• _RECORDS FOR THIS TASK_:
-- Begin --

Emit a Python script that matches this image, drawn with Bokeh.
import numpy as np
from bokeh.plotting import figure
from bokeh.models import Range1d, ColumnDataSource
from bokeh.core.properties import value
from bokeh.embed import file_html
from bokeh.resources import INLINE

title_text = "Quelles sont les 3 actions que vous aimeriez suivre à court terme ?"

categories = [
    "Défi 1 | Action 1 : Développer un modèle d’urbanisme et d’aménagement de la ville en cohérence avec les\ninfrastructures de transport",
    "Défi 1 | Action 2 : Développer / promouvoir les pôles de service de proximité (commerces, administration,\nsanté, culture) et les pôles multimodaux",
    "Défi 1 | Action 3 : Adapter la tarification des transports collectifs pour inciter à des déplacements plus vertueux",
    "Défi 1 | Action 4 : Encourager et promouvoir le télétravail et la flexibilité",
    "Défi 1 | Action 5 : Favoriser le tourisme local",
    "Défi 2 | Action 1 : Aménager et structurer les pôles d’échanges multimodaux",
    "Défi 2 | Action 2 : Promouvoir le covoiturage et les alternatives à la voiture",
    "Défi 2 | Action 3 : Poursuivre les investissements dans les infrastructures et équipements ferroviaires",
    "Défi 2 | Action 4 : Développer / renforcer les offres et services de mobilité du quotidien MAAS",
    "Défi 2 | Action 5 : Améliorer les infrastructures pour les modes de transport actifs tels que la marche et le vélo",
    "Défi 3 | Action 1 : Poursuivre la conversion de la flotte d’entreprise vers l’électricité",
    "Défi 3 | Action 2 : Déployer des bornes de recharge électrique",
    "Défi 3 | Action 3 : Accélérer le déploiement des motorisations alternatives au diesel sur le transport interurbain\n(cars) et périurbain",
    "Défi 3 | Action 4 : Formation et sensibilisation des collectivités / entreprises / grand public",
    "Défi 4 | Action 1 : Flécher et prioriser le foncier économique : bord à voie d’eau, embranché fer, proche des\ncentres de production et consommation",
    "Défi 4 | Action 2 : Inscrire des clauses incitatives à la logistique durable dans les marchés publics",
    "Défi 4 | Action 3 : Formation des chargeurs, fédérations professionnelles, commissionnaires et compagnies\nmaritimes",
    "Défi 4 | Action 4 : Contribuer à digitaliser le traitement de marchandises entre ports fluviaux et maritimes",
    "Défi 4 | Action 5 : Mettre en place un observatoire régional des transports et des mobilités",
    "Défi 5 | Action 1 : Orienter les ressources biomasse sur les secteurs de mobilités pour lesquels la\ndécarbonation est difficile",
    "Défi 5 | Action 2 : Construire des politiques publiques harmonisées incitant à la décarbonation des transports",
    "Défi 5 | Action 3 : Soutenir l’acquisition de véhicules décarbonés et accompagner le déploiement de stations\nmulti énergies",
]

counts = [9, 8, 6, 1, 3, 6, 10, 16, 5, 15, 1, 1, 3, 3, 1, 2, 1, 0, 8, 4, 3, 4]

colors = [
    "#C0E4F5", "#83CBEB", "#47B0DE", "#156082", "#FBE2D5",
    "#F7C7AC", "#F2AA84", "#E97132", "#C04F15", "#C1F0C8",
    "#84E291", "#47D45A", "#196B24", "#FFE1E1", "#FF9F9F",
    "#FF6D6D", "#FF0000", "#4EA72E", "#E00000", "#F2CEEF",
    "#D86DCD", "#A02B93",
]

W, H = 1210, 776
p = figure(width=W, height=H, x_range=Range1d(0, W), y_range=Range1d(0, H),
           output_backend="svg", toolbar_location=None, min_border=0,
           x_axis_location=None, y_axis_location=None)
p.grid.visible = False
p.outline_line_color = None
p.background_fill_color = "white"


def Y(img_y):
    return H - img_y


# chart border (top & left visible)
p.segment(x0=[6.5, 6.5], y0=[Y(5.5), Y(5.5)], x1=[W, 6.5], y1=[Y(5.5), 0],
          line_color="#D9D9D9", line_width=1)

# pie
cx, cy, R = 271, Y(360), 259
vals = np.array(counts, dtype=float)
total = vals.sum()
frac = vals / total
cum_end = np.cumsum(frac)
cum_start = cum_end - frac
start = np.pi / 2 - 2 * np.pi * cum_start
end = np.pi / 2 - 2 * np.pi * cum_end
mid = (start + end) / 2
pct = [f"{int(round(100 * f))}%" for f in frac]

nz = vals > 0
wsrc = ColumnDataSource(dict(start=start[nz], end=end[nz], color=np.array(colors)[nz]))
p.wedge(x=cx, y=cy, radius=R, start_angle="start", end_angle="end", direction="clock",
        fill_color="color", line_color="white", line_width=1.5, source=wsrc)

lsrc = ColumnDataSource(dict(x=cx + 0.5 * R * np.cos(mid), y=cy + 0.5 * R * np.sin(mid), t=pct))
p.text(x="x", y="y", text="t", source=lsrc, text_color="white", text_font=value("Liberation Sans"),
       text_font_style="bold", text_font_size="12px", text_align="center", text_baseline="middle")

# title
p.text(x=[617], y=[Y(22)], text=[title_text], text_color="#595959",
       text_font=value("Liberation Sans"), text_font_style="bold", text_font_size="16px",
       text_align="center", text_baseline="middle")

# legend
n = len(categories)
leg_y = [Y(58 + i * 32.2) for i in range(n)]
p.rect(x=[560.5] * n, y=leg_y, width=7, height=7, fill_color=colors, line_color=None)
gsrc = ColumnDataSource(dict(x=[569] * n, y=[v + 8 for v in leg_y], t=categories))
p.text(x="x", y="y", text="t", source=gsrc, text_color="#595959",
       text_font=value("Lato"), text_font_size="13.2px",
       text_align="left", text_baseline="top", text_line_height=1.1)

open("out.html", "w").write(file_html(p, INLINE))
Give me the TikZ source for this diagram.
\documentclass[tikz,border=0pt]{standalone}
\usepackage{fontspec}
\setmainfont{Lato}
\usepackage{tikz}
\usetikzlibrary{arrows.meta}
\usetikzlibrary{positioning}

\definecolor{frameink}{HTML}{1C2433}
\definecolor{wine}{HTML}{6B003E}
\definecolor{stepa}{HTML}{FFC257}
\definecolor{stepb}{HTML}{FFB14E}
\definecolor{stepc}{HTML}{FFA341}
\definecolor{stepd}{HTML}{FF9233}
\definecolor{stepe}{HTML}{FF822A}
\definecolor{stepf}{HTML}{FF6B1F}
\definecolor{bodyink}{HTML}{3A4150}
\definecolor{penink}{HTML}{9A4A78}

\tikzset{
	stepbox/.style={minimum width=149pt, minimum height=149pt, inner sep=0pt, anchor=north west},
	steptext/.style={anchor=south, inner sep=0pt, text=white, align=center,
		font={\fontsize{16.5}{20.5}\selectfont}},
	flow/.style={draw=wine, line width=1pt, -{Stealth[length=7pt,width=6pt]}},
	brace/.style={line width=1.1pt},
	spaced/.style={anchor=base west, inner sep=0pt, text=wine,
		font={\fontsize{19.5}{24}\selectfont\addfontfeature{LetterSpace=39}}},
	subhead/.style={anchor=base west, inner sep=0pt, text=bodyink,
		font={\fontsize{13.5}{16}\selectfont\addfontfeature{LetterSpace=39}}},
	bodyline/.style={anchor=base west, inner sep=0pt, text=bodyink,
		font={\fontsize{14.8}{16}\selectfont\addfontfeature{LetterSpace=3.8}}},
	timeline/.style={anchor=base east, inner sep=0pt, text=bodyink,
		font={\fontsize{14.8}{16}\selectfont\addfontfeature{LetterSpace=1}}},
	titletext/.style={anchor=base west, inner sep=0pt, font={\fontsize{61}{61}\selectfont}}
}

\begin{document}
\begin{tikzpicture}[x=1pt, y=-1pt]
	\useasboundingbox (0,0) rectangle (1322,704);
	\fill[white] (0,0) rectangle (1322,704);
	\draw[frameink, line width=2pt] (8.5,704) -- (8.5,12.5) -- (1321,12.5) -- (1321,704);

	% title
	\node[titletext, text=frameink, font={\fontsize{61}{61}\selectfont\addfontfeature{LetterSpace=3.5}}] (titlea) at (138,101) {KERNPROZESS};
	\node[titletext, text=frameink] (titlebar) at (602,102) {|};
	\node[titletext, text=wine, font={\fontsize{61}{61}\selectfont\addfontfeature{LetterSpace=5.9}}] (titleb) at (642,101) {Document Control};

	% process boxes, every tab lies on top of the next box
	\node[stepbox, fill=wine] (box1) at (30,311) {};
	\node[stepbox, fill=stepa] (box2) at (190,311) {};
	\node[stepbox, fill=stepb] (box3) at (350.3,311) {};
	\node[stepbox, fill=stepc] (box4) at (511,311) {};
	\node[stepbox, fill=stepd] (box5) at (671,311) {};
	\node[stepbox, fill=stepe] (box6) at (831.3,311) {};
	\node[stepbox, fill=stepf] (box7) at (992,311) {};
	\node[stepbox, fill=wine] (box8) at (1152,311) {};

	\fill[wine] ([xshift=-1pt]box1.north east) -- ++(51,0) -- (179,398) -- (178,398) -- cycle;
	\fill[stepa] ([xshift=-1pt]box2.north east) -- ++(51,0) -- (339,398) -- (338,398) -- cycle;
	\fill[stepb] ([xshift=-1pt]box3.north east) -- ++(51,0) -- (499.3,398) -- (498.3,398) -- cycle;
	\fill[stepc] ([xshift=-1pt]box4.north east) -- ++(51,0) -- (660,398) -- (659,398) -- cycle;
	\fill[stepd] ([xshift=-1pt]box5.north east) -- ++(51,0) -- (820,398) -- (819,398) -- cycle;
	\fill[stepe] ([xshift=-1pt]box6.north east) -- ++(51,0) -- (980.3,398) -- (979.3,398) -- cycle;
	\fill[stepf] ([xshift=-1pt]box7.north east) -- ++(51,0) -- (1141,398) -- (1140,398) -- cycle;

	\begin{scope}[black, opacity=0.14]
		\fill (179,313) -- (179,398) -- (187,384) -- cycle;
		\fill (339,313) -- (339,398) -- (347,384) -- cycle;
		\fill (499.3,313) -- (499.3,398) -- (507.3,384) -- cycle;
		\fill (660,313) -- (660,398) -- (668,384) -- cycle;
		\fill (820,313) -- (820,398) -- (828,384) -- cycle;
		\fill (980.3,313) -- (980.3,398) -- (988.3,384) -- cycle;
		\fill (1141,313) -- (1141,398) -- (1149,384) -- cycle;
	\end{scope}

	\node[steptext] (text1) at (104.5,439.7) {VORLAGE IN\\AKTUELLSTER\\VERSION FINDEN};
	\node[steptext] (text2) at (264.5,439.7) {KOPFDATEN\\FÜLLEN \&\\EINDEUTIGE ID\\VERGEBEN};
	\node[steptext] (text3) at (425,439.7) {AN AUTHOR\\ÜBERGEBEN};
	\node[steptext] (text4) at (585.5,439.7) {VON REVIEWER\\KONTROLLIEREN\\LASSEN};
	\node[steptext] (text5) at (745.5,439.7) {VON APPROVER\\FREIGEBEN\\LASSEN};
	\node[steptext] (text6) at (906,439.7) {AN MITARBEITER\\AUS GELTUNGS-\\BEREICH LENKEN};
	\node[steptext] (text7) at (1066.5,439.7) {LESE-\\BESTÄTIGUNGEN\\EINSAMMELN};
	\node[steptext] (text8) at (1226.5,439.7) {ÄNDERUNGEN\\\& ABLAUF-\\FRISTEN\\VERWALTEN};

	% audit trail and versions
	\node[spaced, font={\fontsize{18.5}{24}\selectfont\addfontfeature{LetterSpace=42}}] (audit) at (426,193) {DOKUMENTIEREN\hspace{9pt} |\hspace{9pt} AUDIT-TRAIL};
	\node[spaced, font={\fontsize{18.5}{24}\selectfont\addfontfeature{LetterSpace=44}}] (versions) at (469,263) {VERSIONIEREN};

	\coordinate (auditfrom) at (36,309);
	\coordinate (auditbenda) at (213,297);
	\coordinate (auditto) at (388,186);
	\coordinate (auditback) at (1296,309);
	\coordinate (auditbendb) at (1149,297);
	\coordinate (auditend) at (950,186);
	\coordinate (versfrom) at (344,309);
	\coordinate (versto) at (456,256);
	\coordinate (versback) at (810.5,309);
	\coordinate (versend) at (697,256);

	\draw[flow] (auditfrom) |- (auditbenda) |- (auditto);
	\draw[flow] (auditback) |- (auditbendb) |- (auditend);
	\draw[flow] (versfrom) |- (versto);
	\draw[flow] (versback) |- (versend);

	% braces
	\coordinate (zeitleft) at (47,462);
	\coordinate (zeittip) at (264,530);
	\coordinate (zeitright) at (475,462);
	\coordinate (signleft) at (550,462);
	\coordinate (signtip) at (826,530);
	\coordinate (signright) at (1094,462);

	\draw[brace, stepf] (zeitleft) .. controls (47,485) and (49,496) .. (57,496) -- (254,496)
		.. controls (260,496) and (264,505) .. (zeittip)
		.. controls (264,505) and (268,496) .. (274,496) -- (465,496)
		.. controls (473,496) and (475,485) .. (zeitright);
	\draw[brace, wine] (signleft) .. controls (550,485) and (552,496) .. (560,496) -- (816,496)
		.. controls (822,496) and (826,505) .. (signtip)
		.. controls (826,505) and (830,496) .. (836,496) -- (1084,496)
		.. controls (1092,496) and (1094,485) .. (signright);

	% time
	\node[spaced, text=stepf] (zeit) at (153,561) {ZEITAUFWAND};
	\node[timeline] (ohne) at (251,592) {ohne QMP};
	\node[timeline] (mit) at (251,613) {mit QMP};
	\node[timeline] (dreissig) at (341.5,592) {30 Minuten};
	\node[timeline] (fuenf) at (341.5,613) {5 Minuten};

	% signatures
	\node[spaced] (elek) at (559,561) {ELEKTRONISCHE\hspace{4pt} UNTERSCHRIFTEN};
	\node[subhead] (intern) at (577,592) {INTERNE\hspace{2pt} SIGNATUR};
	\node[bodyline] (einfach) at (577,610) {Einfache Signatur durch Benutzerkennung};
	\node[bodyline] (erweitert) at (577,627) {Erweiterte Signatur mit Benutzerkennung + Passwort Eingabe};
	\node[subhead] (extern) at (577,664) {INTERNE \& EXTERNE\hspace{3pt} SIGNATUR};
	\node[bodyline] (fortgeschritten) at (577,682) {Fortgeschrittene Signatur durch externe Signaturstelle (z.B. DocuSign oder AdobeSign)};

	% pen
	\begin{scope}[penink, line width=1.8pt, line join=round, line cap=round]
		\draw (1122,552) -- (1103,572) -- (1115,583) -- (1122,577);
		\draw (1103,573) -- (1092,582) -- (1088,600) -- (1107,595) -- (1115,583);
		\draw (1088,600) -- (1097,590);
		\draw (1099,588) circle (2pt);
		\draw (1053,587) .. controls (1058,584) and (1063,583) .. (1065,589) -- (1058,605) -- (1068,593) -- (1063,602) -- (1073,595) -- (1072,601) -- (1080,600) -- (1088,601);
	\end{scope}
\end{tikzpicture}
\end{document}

-- End --

• _STATED EXERCISE_: What are the exact lines from the beginning of the material through the line containing "les 3 actions"? Write out those lines alone.

• _TASK ANSWER_:
Emit a Python script that matches this image, drawn with Bokeh.
import numpy as np
from bokeh.plotting import figure
from bokeh.models import Range1d, ColumnDataSource
from bokeh.core.properties import value
from bokeh.embed import file_html
from bokeh.resources import INLINE

title_text = "Quelles sont les 3 actions que vous aimeriez suivre à court terme ?"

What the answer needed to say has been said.